── Given data

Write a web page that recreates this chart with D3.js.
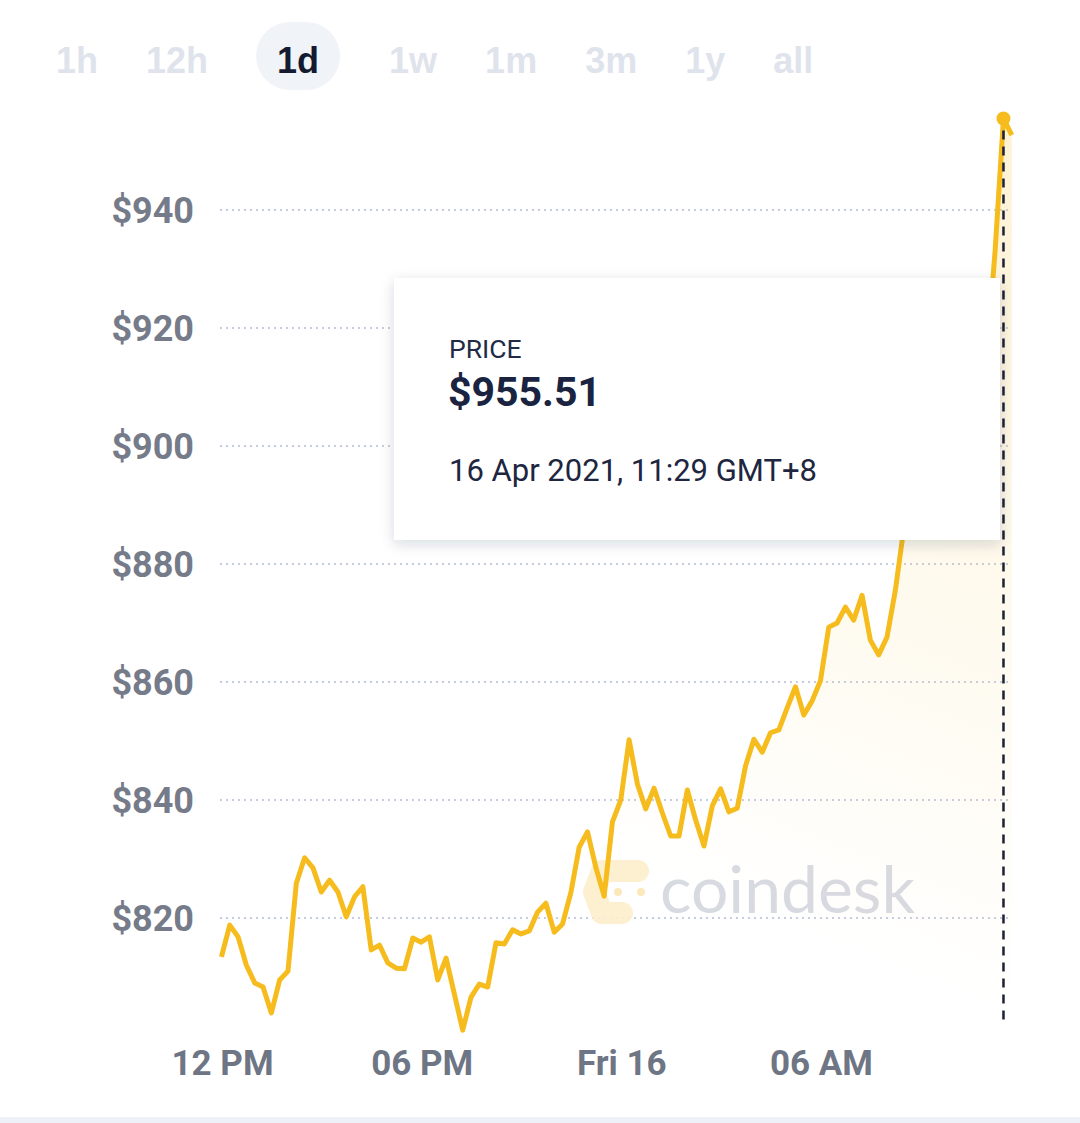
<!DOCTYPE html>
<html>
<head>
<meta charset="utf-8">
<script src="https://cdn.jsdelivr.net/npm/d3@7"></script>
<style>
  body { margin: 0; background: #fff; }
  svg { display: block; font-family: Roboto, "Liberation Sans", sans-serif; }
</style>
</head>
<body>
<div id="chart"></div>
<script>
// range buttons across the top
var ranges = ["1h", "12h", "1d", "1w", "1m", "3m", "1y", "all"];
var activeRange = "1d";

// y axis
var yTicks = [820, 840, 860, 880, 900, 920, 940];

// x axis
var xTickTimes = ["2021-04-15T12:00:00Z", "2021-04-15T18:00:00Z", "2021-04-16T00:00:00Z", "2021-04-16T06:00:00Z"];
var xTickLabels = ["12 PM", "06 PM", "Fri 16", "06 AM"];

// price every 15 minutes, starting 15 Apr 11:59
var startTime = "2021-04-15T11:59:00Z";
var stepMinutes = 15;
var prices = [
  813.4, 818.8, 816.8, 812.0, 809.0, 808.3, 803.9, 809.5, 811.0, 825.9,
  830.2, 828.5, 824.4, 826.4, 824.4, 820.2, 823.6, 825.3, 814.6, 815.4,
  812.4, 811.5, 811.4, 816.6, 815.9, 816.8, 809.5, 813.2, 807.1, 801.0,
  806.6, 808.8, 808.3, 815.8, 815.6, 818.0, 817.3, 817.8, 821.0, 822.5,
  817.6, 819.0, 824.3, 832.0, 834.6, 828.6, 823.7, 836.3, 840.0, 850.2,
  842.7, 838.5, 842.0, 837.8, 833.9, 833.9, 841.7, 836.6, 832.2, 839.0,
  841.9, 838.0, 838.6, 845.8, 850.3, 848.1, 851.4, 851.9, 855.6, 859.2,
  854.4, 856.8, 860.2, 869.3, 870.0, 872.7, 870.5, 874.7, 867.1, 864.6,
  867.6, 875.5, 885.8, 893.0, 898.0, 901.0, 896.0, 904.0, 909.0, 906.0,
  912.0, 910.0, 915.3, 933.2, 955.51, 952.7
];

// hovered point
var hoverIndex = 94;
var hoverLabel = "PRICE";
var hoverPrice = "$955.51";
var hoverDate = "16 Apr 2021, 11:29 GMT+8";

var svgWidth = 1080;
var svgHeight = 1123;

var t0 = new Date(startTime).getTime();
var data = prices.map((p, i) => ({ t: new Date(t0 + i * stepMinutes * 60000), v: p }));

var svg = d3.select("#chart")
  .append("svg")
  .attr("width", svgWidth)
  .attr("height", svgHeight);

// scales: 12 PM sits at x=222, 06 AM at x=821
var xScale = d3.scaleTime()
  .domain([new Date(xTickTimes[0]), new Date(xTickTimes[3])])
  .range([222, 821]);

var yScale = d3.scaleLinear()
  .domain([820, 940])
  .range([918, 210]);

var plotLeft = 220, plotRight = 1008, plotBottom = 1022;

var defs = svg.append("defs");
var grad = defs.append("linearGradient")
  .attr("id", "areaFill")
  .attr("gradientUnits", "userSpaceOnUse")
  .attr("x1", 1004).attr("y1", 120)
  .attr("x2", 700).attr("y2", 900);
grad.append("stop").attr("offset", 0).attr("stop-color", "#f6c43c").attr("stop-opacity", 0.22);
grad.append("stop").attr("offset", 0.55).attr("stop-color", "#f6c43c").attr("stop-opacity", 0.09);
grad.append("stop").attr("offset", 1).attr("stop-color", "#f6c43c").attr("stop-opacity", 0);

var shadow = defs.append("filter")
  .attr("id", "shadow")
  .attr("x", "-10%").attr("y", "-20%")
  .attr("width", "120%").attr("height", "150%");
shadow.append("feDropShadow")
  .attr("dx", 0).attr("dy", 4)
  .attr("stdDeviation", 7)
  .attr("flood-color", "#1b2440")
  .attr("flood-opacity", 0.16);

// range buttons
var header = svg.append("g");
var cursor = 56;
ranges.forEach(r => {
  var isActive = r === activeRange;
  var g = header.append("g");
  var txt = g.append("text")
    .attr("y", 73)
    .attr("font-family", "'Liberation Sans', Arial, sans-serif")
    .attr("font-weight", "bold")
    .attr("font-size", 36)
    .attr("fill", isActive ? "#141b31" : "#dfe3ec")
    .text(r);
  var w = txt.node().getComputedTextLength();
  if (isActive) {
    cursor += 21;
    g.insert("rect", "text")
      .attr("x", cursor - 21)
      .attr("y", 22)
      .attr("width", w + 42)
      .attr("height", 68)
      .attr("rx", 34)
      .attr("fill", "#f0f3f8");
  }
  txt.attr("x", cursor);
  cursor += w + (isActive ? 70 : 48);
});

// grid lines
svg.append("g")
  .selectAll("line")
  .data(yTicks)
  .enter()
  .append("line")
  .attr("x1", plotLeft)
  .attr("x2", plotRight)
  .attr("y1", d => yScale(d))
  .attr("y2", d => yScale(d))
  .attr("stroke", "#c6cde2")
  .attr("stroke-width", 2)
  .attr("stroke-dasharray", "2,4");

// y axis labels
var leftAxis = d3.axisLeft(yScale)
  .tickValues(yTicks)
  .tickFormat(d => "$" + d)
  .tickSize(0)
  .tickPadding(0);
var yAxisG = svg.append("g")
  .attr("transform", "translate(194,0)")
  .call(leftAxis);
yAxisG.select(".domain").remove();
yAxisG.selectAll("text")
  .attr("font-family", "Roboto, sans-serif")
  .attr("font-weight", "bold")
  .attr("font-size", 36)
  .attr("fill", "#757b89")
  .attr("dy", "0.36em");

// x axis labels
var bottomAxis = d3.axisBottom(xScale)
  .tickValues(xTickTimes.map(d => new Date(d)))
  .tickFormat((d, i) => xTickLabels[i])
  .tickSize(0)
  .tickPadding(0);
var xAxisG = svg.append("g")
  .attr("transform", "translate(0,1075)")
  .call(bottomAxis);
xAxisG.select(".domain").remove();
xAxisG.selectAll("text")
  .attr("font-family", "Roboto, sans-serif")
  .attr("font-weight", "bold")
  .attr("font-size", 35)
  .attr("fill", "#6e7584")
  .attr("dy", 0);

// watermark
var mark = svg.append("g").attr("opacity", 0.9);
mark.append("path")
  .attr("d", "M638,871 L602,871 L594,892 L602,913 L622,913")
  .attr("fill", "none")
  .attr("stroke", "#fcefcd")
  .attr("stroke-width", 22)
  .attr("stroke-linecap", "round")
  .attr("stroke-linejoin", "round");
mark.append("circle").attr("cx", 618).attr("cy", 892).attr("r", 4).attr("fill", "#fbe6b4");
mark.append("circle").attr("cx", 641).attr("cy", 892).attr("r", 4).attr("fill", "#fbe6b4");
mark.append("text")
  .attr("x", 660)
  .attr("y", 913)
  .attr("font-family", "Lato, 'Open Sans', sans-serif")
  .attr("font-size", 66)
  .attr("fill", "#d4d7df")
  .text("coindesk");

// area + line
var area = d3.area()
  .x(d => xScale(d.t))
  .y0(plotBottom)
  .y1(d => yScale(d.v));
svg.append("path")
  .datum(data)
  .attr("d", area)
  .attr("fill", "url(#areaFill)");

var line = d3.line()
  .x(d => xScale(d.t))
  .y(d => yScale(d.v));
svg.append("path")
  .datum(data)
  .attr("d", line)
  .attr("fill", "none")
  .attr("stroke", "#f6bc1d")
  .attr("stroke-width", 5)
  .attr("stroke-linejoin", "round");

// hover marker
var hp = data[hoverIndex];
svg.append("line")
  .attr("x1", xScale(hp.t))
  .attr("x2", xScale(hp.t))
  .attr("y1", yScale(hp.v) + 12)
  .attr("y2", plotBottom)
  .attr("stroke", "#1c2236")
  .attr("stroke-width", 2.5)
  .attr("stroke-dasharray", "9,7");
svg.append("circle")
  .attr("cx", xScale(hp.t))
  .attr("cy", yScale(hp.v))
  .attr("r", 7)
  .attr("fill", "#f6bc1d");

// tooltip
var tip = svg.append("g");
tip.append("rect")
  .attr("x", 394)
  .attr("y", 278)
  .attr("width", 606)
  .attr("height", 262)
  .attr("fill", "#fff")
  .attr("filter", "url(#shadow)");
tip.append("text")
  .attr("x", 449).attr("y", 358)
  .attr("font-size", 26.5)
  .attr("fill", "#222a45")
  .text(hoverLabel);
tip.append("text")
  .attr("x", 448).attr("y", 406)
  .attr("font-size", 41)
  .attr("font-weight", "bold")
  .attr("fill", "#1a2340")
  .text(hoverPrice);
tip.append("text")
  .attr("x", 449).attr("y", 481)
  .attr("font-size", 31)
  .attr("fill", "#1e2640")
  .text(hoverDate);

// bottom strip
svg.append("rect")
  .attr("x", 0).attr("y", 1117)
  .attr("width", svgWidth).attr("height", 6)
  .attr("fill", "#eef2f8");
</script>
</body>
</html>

────

Directive »
Leave out the pictures and restate, word for word, the lines from the top of the data through the line containing "var yTicks = [820, 840, 860, 880, 900, 920, 940];", both included.

Task answer »
Write a web page that recreates this chart with D3.js.
<!DOCTYPE html>
<html>
<head>
<meta charset="utf-8">
<script src="https://cdn.jsdelivr.net/npm/d3@7"></script>
<style>
  body { margin: 0; background: #fff; }
  svg { display: block; font-family: Roboto, "Liberation Sans", sans-serif; }
</style>
</head>
<body>
<div id="chart"></div>
<script>
// range buttons across the top
var ranges = ["1h", "12h", "1d", "1w", "1m", "3m", "1y", "all"];
var activeRange = "1d";

// y axis
var yTicks = [820, 840, 860, 880, 900, 920, 940];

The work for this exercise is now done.